There are three main calendar systems in the world:
Gregorian = Pure Solar
365.25 days/year. Aligned with seasons — December 25 is always in winter. But completely ignores Moon phases.
Islamic = Pure Lunar
354 days/year. Aligned with Moon phases — but drifts through seasons. That's why Ramadan comes ~11 days earlier each year, completing a full cycle in ~33 years.
Hindu = Lunisolar (Genius Hybrid)
Months follow the Moon (~29.5 days/month), BUT years stay aligned with the Sun/seasons through Adhika Masa (leap month, every ~33 months). Holi is always in spring, Diwali always in autumn!
Diwali is ALWAYS on Kartik Amavasya (new moon of Kartik month). This lunisolar date maps to different Gregorian dates — but in the Hindu calendar, it is always the same date.

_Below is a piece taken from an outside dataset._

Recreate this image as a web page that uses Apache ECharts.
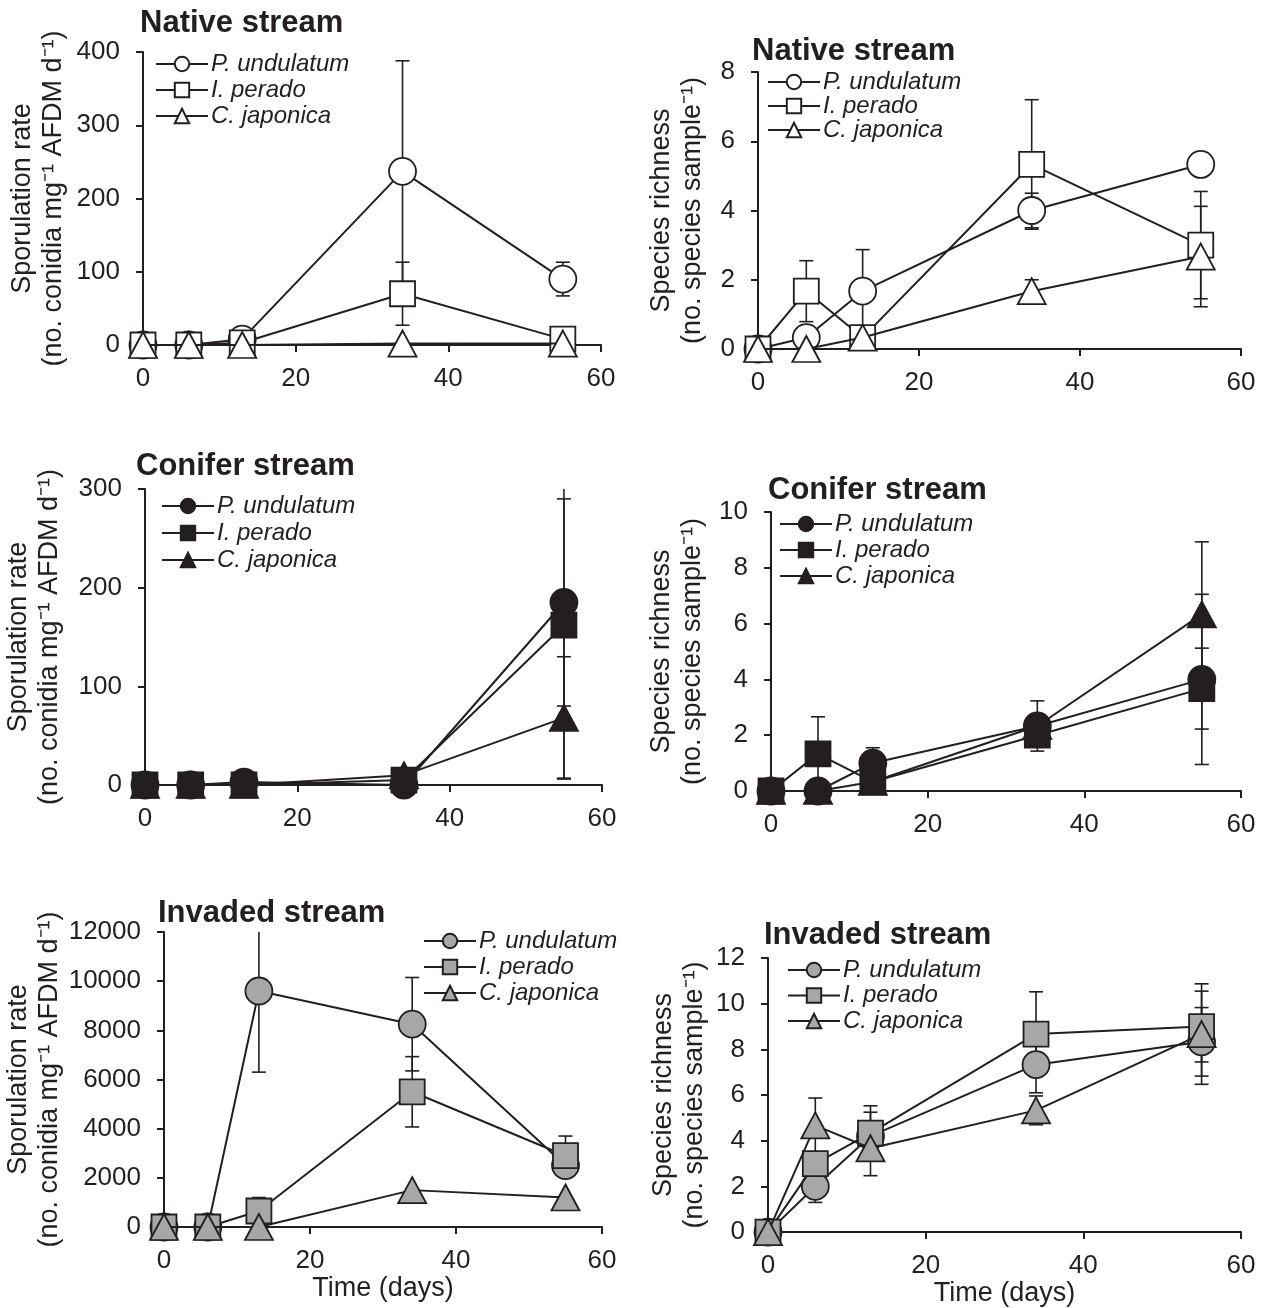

India developed the lunisolar calendar independently. The Metonic cycle (19-year repeat pattern where lunar phases recur on the same solar dates) was known in India before Meton of Athens (432 BCE).
The Indian Calendar Reform Committee (1955) was led by physicist Meghnad Saha — the same Saha who discovered the Saha ionization equation in astrophysics. A world-class scientist standardized India's national calendar.